D.C. Mayor Says Lack Of Stimulus Funds 'Infuriating' While Staffer Dies Of COVID-19 | WAMC

D.C. Mayor Says Lack Of Stimulus Funds 'Infuriating' While Staffer Dies Of COVID-19

Mar 27, 2020

Washington, D.C. Mayor Muriel Bowser said Friday that she had talked with President Trump about a "fix" to the relatively small amount of funding the city is slated to receive from the the landmark $2 trillion economic relief package.

The scale of the crisis in the city was underscored by the death of a member of Bowser's own administration Friday from COVID-19.

Washington, D.C., is set to receive about $500 million while each of the 50 states receives at least $1.25 billion — though D.C. has a larger population than two states and more confirmed coronavirus cases than 19 states.

At a press conference Friday, Bowser spoke about a conversation she had with President Trump a day earlier.

"I asked him if we would be able to follow up with [Treasury] Secretary Mnuchin on what we saw as the fix," Bowser said of her conversation with the president. "And he committed to looking into it and we call on him to do that."

Bowser had sharper words on Twitter earlier in the week, calling the measure that puts funds for Washington into the same category as U.S. territories "simply outrageous."

"The very idea that we are being treated like a territory is shocking, it's infuriating, and it's simply outrageous. We are NOT a territory. DC pays the highest taxes per capita in the nation, and we have a population larger than those of several states," Bowser wrote.

Sen. Chris Van Hollen, a Democrat from neighboring Maryland, agreed. On Wednesday he argued on the Senate floor that D.C. residents were being unfairly underfunded.

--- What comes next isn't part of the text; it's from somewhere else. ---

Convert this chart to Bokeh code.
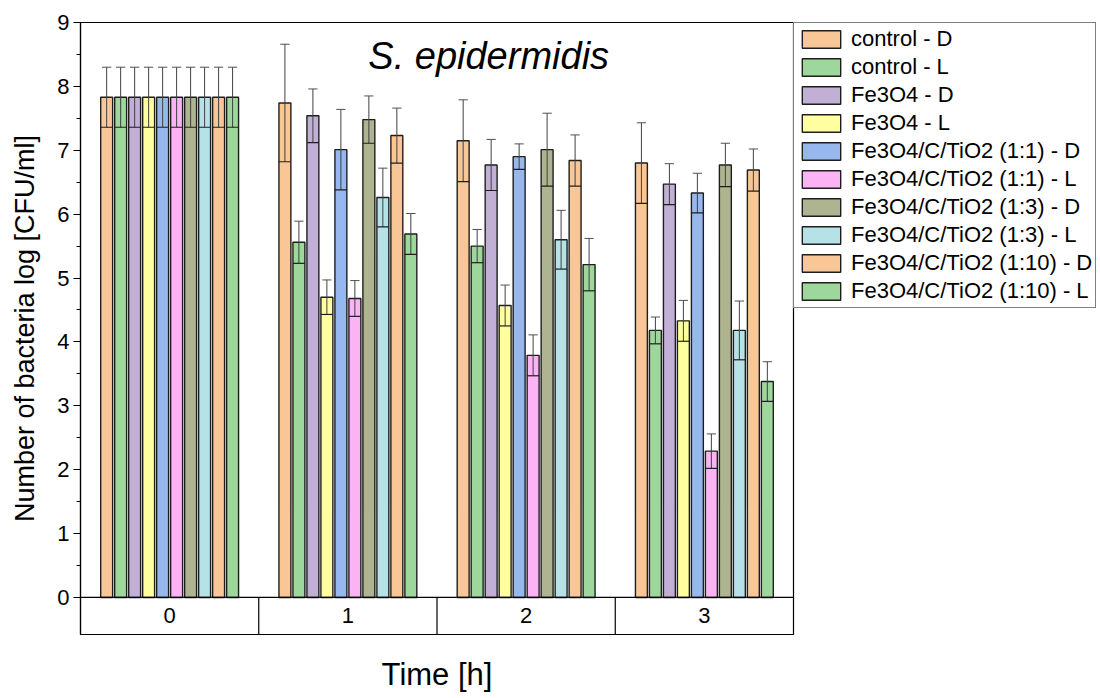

"The people of the District of Columbia send the IRS more tax revenues than 22 other states," Van Hollen said. "And yet when it came time to write the formula for distributing emergency funds for the coronavirus, they weren't part of the kind of funding formulas they normally are."

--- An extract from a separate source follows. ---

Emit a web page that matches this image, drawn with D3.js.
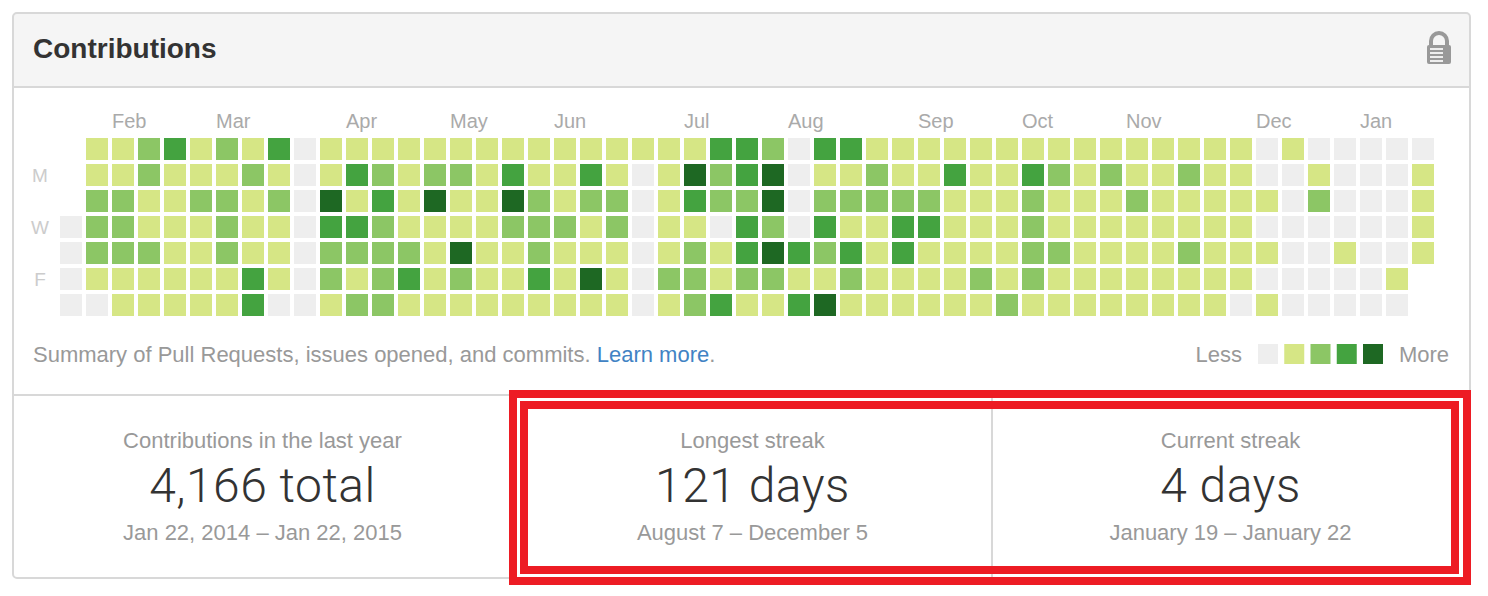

City officials also announced plans on Friday to scale back in-person voting ahead of the June primary. D.C. is planning to have just 20 in-person voting centers throughout the city for its June 2 presidential primary. The early voting period will begin May 22 and last through election day. Officials however are encouraging district residents vote by mail.

The total confirmed coronavirus cases in the city stood at 271 Friday, with four deaths. The latest was George Valentine, the deputy director of the Mayor's Office of Legal Counsel, member station WAMU reports.

"My prayers right now are with his family, his entire team, and of course we will be supporting them during this very difficult time," Bowser said.